→ What to produce:
Copy out every line exactly, passing over the pictures.

→ Supplied data:
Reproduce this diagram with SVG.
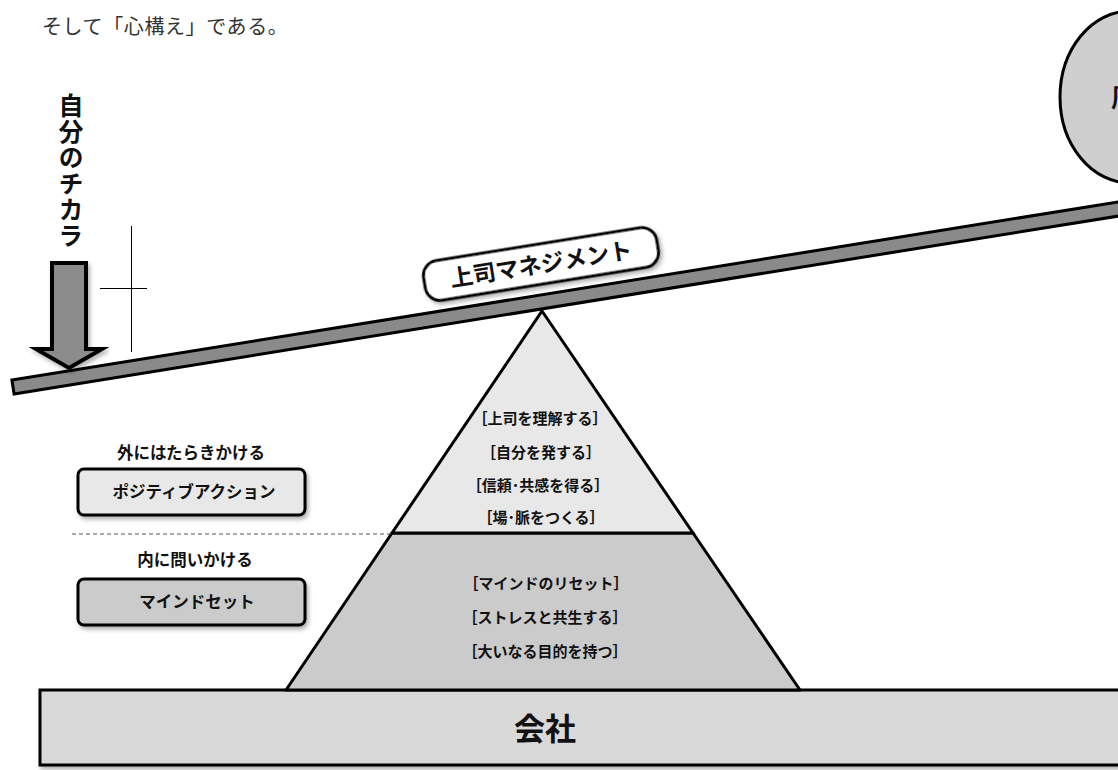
<svg xmlns="http://www.w3.org/2000/svg" width="1118" height="770" viewBox="0 0 1118 770">
<style>
  text { font-family: "Noto Sans CJK JP", "Noto Sans", sans-serif; }
  .b { font-weight: 700; fill: #111; }
  .pt { font-weight: 700; font-size: 15px; fill: #111; text-anchor: middle; }
  .lbl { font-weight: 700; font-size: 16.5px; fill: #111; text-anchor: middle; }
  .ol { stroke: #000; stroke-width: 3; }
</style>
<defs>
  <filter id="sh" x="-10%" y="-10%" width="120%" height="130%">
    <feDropShadow dx="2" dy="3" stdDeviation="2" flood-color="#000" flood-opacity="0.3"/>
  </filter>
</defs>

<rect width="1118" height="770" fill="#fff"/>

<text x="42" y="34" font-size="20" fill="#333" letter-spacing="0.6">そして「心構え」である。</text>

<g id="target-circle">
  <ellipse cx="1130" cy="97" rx="70" ry="86" fill="#cfcfcf" class="ol"/>
  <text x="1111" y="107" font-size="25" class="b">周</text>
</g>

<g id="own-power">
  <text x="71" y="93" font-size="25" class="b" writing-mode="vertical-rl" letter-spacing="1">自分のチカラ</text>
</g>

<g id="crosshair" stroke="#000" stroke-width="1">
  <line x1="131.5" y1="226" x2="131.5" y2="352"/>
  <line x1="100" y1="288.5" x2="147" y2="288.5"/>
</g>

<g id="beam">
  <rect x="13" y="380" width="1220" height="14" fill="#8a8a8a" class="ol" transform="rotate(-9.15 13 387)"/>
</g>

<g id="arrow">
  <polygon points="52,263 86,263 86,349 102,349 69,368 36,349 52,349" fill="#8c8c8c" stroke="#000" stroke-width="4" stroke-linejoin="miter" filter="url(#sh)"/>
</g>

<g id="label-boss" transform="translate(541 264) rotate(-9.15)">
  <rect x="-118" y="-20" width="236" height="40" rx="15" fill="#fff" class="ol" filter="url(#sh)"/>
  <text x="0" y="8.5" font-size="23" class="b" text-anchor="middle">上司マネジメント</text>
</g>

<g id="base">
  <rect x="40" y="690" width="1100" height="75" fill="#d9d9d9" class="ol" filter="url(#sh)"/>
  <text x="545" y="740" font-size="31" class="b" text-anchor="middle">会社</text>
</g>

<g id="pyramid-lower">
  <polygon points="392,533 693,533 800,690 286,690" fill="#cbcbcb" class="ol" stroke-linejoin="round"/>
  <text x="546" y="589" class="pt">［マインドのリセット］</text>
  <text x="545" y="623" class="pt">［ストレスと共生する］</text>
  <text x="545" y="657" class="pt">［大いなる目的を持つ］</text>
</g>

<g id="pyramid-upper">
  <polygon points="542,311 693,533 392,533" fill="#e8e8e8" class="ol" stroke-linejoin="miter"/>
  <text x="540" y="424" class="pt">［上司を理解する］</text>
  <text x="541" y="458" class="pt">［自分を発する］</text>
  <text x="538" y="491" class="pt">［信頼･共感を得る］</text>
  <text x="541" y="523" class="pt">［場･脈をつくる］</text>
</g>

<g id="connectors">
  <line x1="72" y1="534" x2="392" y2="534" stroke="#555" stroke-width="1" stroke-dasharray="4 3"/>
</g>

<g id="positive-action">
  <text x="191" y="459" class="lbl">外にはたらきかける</text>
  <rect x="78" y="469" width="227" height="46" rx="6" fill="#e8e8e8" class="ol" filter="url(#sh)"/>
  <text x="194" y="498" class="lbl">ポジティブアクション</text>
</g>

<g id="mindset">
  <text x="195" y="566" class="lbl">内に問いかける</text>
  <rect x="78" y="579" width="227" height="46" rx="6" fill="#cbcbcb" class="ol" filter="url(#sh)"/>
  <text x="197" y="608" class="lbl">マインドセット</text>
</g>
</svg>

→ Solution to this problem:
Reproduce this diagram with SVG.
<svg xmlns="http://www.w3.org/2000/svg" width="1118" height="770" viewBox="0 0 1118 770">
<style>
  text { font-family: "Noto Sans CJK JP", "Noto Sans", sans-serif; }
  .b { font-weight: 700; fill: #111; }
  .pt { font-weight: 700; font-size: 15px; fill: #111; text-anchor: middle; }
  .lbl { font-weight: 700; font-size: 16.5px; fill: #111; text-anchor: middle; }
  .ol { stroke: #000; stroke-width: 3; }
</style>
<defs>
  <filter id="sh" x="-10%" y="-10%" width="120%" height="130%">
    <feDropShadow dx="2" dy="3" stdDeviation="2" flood-color="#000" flood-opacity="0.3"/>
  </filter>
</defs>

<rect width="1118" height="770" fill="#fff"/>

<text x="42" y="34" font-size="20" fill="#333" letter-spacing="0.6">そして「心構え」である。</text>

<g id="target-circle">
  <ellipse cx="1130" cy="97" rx="70" ry="86" fill="#cfcfcf" class="ol"/>
  <text x="1111" y="107" font-size="25" class="b">周</text>
</g>

<g id="own-power">
  <text x="71" y="93" font-size="25" class="b" writing-mode="vertical-rl" letter-spacing="1">自分のチカラ</text>
</g>

<g id="crosshair" stroke="#000" stroke-width="1">
  <line x1="131.5" y1="226" x2="131.5" y2="352"/>
  <line x1="100" y1="288.5" x2="147" y2="288.5"/>
</g>

<g id="beam">
  <rect x="13" y="380" width="1220" height="14" fill="#8a8a8a" class="ol" transform="rotate(-9.15 13 387)"/>
</g>

<g id="arrow">
  <polygon points="52,263 86,263 86,349 102,349 69,368 36,349 52,349" fill="#8c8c8c" stroke="#000" stroke-width="4" stroke-linejoin="miter" filter="url(#sh)"/>
</g>

<g id="label-boss" transform="translate(541 264) rotate(-9.15)">
  <rect x="-118" y="-20" width="236" height="40" rx="15" fill="#fff" class="ol" filter="url(#sh)"/>
  <text x="0" y="8.5" font-size="23" class="b" text-anchor="middle">上司マネジメント</text>
</g>

<g id="base">
  <rect x="40" y="690" width="1100" height="75" fill="#d9d9d9" class="ol" filter="url(#sh)"/>
  <text x="545" y="740" font-size="31" class="b" text-anchor="middle">会社</text>
</g>

<g id="pyramid-lower">
  <polygon points="392,533 693,533 800,690 286,690" fill="#cbcbcb" class="ol" stroke-linejoin="round"/>
  <text x="546" y="589" class="pt">［マインドのリセット］</text>
  <text x="545" y="623" class="pt">［ストレスと共生する］</text>
  <text x="545" y="657" class="pt">［大いなる目的を持つ］</text>
</g>

<g id="pyramid-upper">
  <polygon points="542,311 693,533 392,533" fill="#e8e8e8" class="ol" stroke-linejoin="miter"/>
  <text x="540" y="424" class="pt">［上司を理解する］</text>
  <text x="541" y="458" class="pt">［自分を発する］</text>
  <text x="538" y="491" class="pt">［信頼･共感を得る］</text>
  <text x="541" y="523" class="pt">［場･脈をつくる］</text>
</g>

<g id="connectors">
  <line x1="72" y1="534" x2="392" y2="534" stroke="#555" stroke-width="1" stroke-dasharray="4 3"/>
</g>

<g id="positive-action">
  <text x="191" y="459" class="lbl">外にはたらきかける</text>
  <rect x="78" y="469" width="227" height="46" rx="6" fill="#e8e8e8" class="ol" filter="url(#sh)"/>
  <text x="194" y="498" class="lbl">ポジティブアクション</text>
</g>

<g id="mindset">
  <text x="195" y="566" class="lbl">内に問いかける</text>
  <rect x="78" y="579" width="227" height="46" rx="6" fill="#cbcbcb" class="ol" filter="url(#sh)"/>
  <text x="197" y="608" class="lbl">マインドセット</text>
</g>
</svg>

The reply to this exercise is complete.